If you happen to be particularly forgetful or generally stressed due to the pandemic, I strongly suggest setting up alarms for deadlines. Learn to fragment each task into smaller, manageable ones.
Another important tip is to not hesitate while reaching out to your mentor and seeking help with research or problems you might be facing due to the pandemic. I was lucky enough to have mentors who were very empathetic and understanding throughout.
Lessons and Broad Takeaways
The Center for Law, Justice and Society (CJLS), formerly known as Center for Health Law, Ethics and Technology (CHLET) is a research center that aims to bring together the disciplines of law and humanities in order to produce academic research that is community oriented and deeply connected to the various grassroot issues faced by modern society.
It is committed to the cause of social justice and giving voice to the marginalized across South Asia and aims to link the word of law to the broader civil society. Hence, not only is the research work on marginalized communities, but a substantial amount comes directly from working with them and prioritizing their experiences and inputs during the empirical research carried out.

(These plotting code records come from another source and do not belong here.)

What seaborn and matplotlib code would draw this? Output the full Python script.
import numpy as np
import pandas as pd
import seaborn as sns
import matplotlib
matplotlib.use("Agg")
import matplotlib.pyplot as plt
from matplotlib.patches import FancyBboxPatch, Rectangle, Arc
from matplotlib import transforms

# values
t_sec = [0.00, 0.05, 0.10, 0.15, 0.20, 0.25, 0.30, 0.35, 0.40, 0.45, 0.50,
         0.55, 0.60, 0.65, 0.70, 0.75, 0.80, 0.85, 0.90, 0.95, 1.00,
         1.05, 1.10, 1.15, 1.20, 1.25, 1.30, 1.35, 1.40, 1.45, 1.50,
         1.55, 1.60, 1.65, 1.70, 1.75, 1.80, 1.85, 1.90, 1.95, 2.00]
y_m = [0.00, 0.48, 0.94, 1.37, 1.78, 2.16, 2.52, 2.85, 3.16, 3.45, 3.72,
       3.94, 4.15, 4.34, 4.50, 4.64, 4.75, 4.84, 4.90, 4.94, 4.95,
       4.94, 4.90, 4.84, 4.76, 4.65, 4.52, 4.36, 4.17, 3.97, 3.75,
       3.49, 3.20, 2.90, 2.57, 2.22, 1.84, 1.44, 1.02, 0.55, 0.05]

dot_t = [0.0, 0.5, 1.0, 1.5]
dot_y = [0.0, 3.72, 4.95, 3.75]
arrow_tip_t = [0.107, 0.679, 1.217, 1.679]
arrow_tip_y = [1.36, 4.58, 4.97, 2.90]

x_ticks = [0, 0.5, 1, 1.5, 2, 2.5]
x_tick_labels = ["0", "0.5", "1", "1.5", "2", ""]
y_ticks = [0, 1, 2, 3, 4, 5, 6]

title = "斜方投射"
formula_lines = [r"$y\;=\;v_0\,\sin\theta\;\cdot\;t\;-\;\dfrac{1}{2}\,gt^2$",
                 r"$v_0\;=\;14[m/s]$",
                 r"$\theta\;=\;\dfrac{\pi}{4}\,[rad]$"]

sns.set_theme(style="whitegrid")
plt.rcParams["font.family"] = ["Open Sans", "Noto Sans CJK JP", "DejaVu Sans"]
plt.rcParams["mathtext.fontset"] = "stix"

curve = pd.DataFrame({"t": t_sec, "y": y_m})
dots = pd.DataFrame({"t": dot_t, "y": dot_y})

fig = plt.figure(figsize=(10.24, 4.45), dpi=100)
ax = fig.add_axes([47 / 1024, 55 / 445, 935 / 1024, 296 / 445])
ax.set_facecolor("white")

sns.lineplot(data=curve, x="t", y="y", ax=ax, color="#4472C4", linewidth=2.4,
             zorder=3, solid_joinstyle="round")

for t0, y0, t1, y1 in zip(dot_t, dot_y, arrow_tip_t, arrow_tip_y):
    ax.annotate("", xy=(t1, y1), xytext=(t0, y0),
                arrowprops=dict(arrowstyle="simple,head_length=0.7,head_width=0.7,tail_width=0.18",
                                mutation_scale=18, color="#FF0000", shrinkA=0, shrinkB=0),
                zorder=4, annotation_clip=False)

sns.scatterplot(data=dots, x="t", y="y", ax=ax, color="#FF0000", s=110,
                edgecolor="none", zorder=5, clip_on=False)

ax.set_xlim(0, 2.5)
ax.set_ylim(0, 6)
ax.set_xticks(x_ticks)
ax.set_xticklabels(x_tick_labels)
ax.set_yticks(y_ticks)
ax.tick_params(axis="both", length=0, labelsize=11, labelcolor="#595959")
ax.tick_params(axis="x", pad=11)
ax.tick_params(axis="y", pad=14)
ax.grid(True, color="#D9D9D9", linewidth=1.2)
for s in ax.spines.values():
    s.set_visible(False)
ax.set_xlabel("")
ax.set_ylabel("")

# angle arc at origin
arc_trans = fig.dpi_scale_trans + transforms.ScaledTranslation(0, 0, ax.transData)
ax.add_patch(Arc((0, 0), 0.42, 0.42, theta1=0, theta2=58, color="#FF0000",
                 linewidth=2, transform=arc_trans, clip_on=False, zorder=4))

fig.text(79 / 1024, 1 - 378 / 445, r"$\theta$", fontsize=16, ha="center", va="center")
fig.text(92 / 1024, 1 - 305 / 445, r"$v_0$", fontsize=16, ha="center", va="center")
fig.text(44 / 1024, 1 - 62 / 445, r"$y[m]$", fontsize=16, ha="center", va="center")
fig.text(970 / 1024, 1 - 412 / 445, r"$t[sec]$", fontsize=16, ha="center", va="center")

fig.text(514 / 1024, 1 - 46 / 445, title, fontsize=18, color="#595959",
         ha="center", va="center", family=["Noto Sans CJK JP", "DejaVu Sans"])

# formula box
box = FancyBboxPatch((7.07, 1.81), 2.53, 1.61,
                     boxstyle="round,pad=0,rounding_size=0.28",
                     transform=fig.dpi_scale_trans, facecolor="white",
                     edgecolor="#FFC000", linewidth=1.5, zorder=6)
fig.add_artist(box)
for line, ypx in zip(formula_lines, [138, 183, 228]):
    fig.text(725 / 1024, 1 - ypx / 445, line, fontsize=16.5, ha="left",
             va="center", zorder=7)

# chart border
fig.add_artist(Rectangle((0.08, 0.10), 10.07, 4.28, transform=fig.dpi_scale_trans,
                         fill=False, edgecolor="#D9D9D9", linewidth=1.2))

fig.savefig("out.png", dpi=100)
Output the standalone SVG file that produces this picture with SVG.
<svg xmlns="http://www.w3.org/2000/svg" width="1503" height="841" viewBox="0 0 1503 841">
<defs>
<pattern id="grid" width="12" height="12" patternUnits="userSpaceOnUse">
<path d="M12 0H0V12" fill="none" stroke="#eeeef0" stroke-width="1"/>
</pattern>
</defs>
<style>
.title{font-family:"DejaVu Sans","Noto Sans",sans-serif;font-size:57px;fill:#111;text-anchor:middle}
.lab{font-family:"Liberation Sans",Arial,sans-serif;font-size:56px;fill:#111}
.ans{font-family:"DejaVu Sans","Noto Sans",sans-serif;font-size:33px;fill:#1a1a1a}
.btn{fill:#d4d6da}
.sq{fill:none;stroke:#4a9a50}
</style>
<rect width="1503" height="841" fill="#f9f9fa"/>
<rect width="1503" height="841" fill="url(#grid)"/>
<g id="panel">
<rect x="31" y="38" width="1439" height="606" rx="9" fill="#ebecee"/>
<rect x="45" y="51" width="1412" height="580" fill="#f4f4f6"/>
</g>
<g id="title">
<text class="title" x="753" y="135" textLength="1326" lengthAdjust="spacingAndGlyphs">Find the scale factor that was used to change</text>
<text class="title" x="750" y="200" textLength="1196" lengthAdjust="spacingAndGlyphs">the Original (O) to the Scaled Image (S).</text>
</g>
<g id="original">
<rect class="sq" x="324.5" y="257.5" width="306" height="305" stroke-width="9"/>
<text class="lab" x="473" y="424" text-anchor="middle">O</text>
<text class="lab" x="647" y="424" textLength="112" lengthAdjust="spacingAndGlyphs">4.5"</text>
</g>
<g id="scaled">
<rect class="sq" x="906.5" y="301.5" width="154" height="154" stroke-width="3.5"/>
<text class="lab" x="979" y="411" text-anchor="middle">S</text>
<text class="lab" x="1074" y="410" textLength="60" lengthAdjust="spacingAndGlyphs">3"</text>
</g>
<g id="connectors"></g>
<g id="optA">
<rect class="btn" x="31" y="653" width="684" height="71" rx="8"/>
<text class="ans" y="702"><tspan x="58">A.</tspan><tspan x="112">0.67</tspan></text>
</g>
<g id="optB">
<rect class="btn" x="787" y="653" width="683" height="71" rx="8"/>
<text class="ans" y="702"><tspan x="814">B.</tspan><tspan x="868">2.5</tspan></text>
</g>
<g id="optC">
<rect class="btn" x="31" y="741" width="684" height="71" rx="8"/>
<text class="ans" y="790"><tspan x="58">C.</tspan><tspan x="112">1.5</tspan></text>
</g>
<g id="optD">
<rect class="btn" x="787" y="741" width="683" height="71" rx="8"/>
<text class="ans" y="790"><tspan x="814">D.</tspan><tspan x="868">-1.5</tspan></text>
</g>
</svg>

It connects policy research and professional advocacy to grassroots activism. In fact, the biggest lesson I learned as a first-year intern at the Center was realizing how inseparable and codependent these three are on each other for the upliftment of the marginalized and the silenced.
One often hears how authoritative legal texts must be in essence for the people, of the people and by the people. I personally believe that law should always be viewed as something transformative, alive and ever-evolving and thus, critical thinking and the art of asking questions must be fostered in order to bridge gaps and break barriers.
Only through multidisciplinary research and intensive dialogue can the legal community effectively “demystify” the law, that is make it more accessible and within the reach of the common masses. Hence, research centers like the CJLS that orient themselves with community projects are the need of the hour for legal and judicial systems and the nation as a whole.